Projects like the Open Source ODF add-in for MS Word, and Port25, will of course have an effect on the inner culture of Microsoft.
No matter how evil you think the people at MS are, you will have to admit that if the Linux way is as great as we all tell each other it is, people at MS will notice it. And it will color their way of thinking.
Do we mind that?
If MS forms a symbiosis with Linux, will MS have the ability to pull Linux more towards MS, than Linux will pull MS the other way?
Think about it! You say that your crusade against MS isn't personal, that you leave the door open for MS to improve their way. What if Linux itself is that open door?
Enemy Mine - Can we sit idle in the face of this threat
Most of us in the Linux environment fear that Microsoft will leverage this "deal" to begin the process of extorting money from Linux users (in particular the business users) in the guise of "indemnifying" those users from putative Microsoft "intellecual property" claims. Steve Balmer has already made the claim that Linux users are stealing MS's IP and there are rumors of under the table payoffs from businesses intimidated into paying Microsoft protection money (See: Microsoft Getting Paid for Patents in Linux).
The longer that this state of affairs continues, the worse things become for the state of Linux and the larger universe of Free Software. If Microsoft can institutionalize the concept of a "Microsoft Tax" on Linux and other Free Software, then we are all threatened. If we don't destroy this sprig of Microsoft kudzu now, in five years our world will be enveloped in Microsoft Blue.
Which threat?
I don't argue that everybody should accept paying a Microsoft tax.

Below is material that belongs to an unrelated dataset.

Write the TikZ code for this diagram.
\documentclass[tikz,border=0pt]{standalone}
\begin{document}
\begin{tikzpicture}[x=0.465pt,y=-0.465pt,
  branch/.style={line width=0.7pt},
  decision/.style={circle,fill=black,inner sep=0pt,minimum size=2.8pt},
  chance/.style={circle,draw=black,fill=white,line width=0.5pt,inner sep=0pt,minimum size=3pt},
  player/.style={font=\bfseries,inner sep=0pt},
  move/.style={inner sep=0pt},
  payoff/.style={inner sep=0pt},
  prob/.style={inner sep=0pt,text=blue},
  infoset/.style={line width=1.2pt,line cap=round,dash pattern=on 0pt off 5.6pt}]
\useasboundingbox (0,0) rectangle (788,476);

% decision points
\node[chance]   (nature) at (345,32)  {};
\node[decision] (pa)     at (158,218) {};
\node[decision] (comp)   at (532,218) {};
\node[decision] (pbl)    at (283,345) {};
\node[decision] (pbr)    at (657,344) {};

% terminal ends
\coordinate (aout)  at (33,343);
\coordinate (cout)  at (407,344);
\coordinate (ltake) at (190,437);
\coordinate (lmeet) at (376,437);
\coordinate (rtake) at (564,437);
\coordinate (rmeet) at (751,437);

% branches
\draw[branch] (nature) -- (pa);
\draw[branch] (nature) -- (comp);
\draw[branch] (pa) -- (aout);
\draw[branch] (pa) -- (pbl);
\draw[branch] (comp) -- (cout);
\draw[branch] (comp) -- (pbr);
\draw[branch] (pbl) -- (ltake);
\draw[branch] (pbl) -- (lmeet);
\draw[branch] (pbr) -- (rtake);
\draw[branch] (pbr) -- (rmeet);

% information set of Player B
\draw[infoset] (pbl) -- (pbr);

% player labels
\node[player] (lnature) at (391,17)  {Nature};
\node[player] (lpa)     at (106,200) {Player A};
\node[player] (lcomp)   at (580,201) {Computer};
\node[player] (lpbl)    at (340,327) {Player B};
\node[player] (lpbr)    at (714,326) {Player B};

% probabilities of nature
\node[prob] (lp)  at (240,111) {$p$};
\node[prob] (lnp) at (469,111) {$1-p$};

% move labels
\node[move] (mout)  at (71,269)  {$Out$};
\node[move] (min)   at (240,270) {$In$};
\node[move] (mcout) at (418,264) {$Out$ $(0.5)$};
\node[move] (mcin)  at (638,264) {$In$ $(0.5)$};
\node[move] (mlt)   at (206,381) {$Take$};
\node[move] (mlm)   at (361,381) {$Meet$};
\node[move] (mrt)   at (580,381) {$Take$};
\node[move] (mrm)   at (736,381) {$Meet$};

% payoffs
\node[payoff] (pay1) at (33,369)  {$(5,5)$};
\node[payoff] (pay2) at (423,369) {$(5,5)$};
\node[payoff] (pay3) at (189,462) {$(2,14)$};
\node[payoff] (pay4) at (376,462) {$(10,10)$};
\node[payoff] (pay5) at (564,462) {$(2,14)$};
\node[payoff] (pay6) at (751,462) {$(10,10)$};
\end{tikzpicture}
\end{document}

Novell has the right to do busines with MS, and if Novell finds that an MS tax is a great thing for Novell to pay, let them.
This is about symbiosis. If MS forms a symbiosis with Linux through a Linux-based income, then MS has started stepping down the path that we have yelled at them to take for the last 10-15 years: The path of Open Source and free software.

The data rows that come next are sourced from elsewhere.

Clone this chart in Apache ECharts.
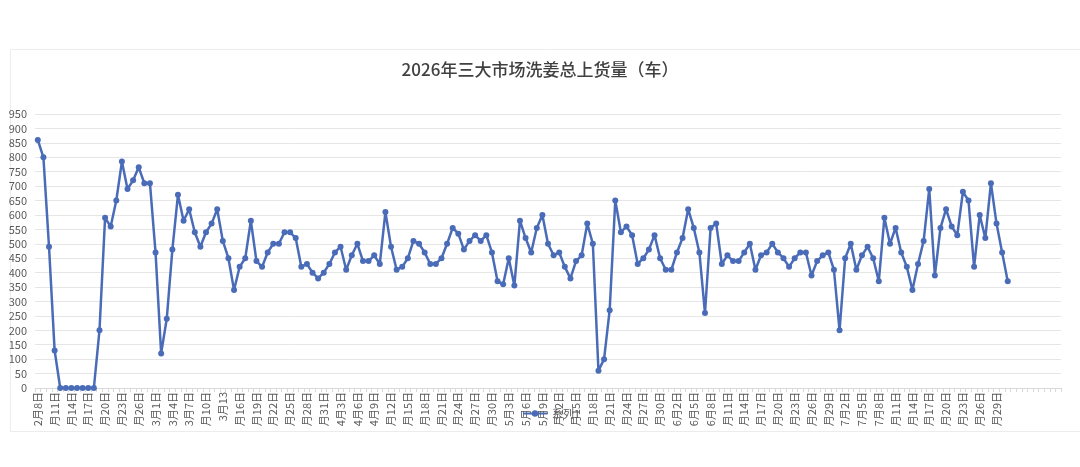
<!DOCTYPE html>
<html>
<head>
<meta charset="utf-8">
<style>
html,body{margin:0;padding:0;background:#fff;}
#chart{width:1080px;height:467px;}
</style>
<script src="https://cdn.jsdelivr.net/npm/echarts@6/dist/echarts.min.js"></script>
</head>
<body>
<div id="chart"></div>
<script>
var titleText = '2026年三大市场洗姜总上货量（车）';
var seriesName = '系列1';

var categories = [
'2月8日','2月9日','2月10日','2月11日','2月12日','2月13日','2月14日','2月15日','2月16日','2月17日','2月18日','2月19日','2月20日','2月21日','2月22日','2月23日','2月24日','2月25日','2月26日','2月27日','2月28日',
'3月1日','3月2日','3月3日','3月4日','3月5日','3月6日','3月7日','3月8日','3月9日','3月10日','3月11日','3月12日','3月13日','3月14日','3月15日','3月16日','3月17日','3月18日','3月19日','3月20日','3月21日','3月22日','3月23日','3月24日','3月25日','3月26日','3月27日','3月28日','3月29日','3月30日','3月31日',
'4月1日','4月2日','4月3日','4月4日','4月5日','4月6日','4月7日','4月8日','4月9日','4月10日','4月11日','4月12日','4月13日','4月14日','4月15日','4月16日','4月17日','4月18日','4月19日','4月20日','4月21日','4月22日','4月23日','4月24日','4月25日','4月26日','4月27日','4月28日','4月29日','4月30日',
'5月1日','5月2日','5月3日','5月4日','5月5日','5月6日','5月7日','5月8日','5月9日','5月10日','5月11日','5月12日','5月13日','5月14日','5月15日','5月16日','5月17日','5月18日','5月19日','5月20日','5月21日','5月22日','5月23日','5月24日','5月25日','5月26日','5月27日','5月28日','5月29日','5月30日','5月31日',
'6月1日','6月2日','6月3日','6月4日','6月5日','6月6日','6月7日','6月8日','6月9日','6月10日','6月11日','6月12日','6月13日','6月14日','6月15日','6月16日','6月17日','6月18日','6月19日','6月20日','6月21日','6月22日','6月23日','6月24日','6月25日','6月26日','6月27日','6月28日','6月29日','6月30日',
'7月1日','7月2日','7月3日','7月4日','7月5日','7月6日','7月7日','7月8日','7月9日','7月10日','7月11日','7月12日','7月13日','7月14日','7月15日','7月16日','7月17日','7月18日','7月19日','7月20日','7月21日','7月22日','7月23日','7月24日','7月25日','7月26日','7月27日','7月28日','7月29日','7月30日','7月31日',
'','','','','','','','',''
];

var values = [
860,800,490,130,0,0,0,0,0,0,0,200,590,560,650,785,690,720,765,710,710,
470,120,240,480,670,580,620,540,490,540,570,620,510,450,340,420,450,580,440,420,470,500,500,540,540,520,420,430,400,380,400,
430,470,490,410,460,500,440,440,460,430,610,490,410,420,450,510,500,470,430,430,450,500,555,535,480,510,530,510,530,470,
370,360,450,355,580,520,470,555,600,500,460,470,420,380,440,460,570,500,60,100,270,650,540,560,530,430,450,480,530,450,410,
410,470,520,620,555,470,260,555,570,430,460,440,440,470,500,410,460,470,500,470,450,420,450,470,470,390,440,460,470,410,
200,450,500,410,460,490,450,370,590,500,555,470,420,340,430,510,690,390,555,620,560,530,680,650,420,600,520,710,570,470,370
];

var tickLabels = [
'2月8日','月11日','月14日','月17日','月20日','月23日','月26日','3月1日','3月4日','3月7日','月10日','3月13','月16日','月19日','月22日','月25日','月28日','月31日',
'4月3日','4月6日','4月9日','月12日','月15日','月18日','月21日','月24日','月27日','月30日',
'5月3日','5月6日','5月9日','月12日','月15日','月18日','月21日','月24日','月27日','月30日',
'6月2日','6月5日','6月8日','月11日','月14日','月17日','月20日','月23日','月26日','月29日',
'7月2日','7月5日','7月8日','月11日','月14日','月17日','月20日','月23日','月26日','月29日'
];

var chart = echarts.init(document.getElementById('chart'));
var FONT = '"Noto Sans CJK SC", "Noto Sans", sans-serif';
chart.setOption({
  backgroundColor: '#ffffff',
  animation: false,
  textStyle: { fontFamily: FONT },
  graphic: [{
    type: 'rect', left: 8, top: 47, z: -10,
    shape: { width: 1070, height: 382 },
    style: { fill: 'none', stroke: '#ececec', lineWidth: 1 }
  }],
  title: {
    text: titleText, left: 'center', top: 56,
    textStyle: { fontSize: 17, fontWeight: 500, color: '#404040', fontFamily: FONT }
  },
  legend: {
    data: [seriesName], left: 517, top: 403,
    itemWidth: 24, itemHeight: 8, itemGap: 4,
    textStyle: { fontSize: 11, color: '#595959', fontFamily: FONT }
  },
  grid: { left: 35, right: 19, top: 114, bottom: 79, containLabel: false },
  xAxis: {
    type: 'category', data: categories, boundaryGap: true,
    axisLine: { lineStyle: { color: '#d9d9d9', width: 1 } },
    axisTick: { show: true, interval: 0, length: 4, lineStyle: { color: '#d9d9d9' } },
    axisLabel: {
      interval: 2, rotate: 90, margin: 4, fontSize: 11, color: '#595959', fontFamily: FONT,
      formatter: function (v, i) { var k = i / 3; return tickLabels[k] !== undefined ? tickLabels[k] : ''; }
    },
    splitLine: { show: false }
  },
  yAxis: {
    type: 'value', min: 0, max: 950, interval: 50,
    axisLine: { show: false }, axisTick: { show: false },
    axisLabel: { fontSize: 11, color: '#595959', margin: 8, fontFamily: FONT },
    splitLine: { lineStyle: { color: '#e6e6e6', width: 1 } }
  },
  series: [{
    name: seriesName, type: 'line', data: values,
    symbol: 'circle', symbolSize: 6, showAllSymbol: true,
    lineStyle: { color: '#4a6cb8', width: 2.5 },
    itemStyle: { color: '#4a6cb8' }
  }]
});
</script>
</body>
</html>
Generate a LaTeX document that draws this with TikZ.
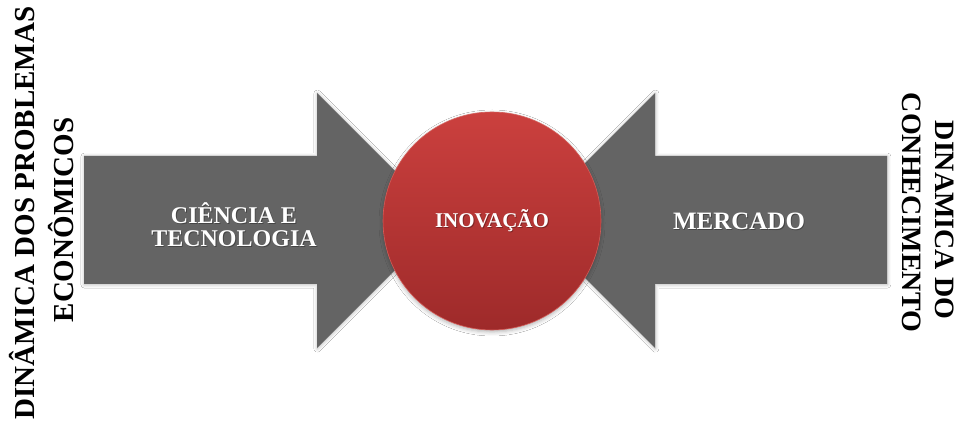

MS looks at Linux from a business perspective. Don't mind if they do, they are a business.
We might know better, we might be aware that there is no basis for MS to collect taxes from Linux users. But MS looks at the world through profits, turnover and sales.
And just like a baby tries to understand new things by putting them into its mouth, even though it might be non-food, MS is trying to understand Linux in a very non-Linux way, but in a way that MS is used to understand things.

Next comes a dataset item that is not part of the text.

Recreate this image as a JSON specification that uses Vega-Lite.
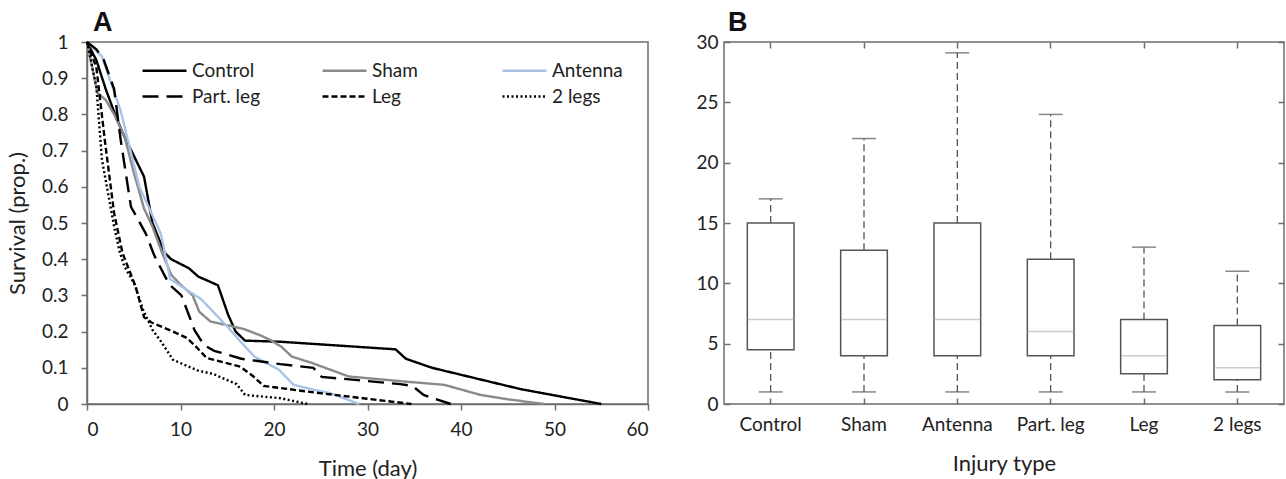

Somewhere down the stream, people are paying money to Novell that eventually becomes MS profits. Novell thus has a cost that no other Linux vendor has. And thus Novells customers have a cost that other Linux vendors' customers haven't got. Bottom line, businesses and people who buy Linus solutions from Novell are less cost-effective than customers of other Linux vendors.
Let's use the fact that Novell Linux customers are less cost effective than others, to make MS understand better ways of making money with Linux, instead of just yelling at them for making money on silly partnership deals.
If there is no value added for Novells Linux customers in paying the MS tax, these customers will notice and complain, and by that time, MS will be used to a Linux based income, and they will therefore try harder to make money on Linux the Linux-way.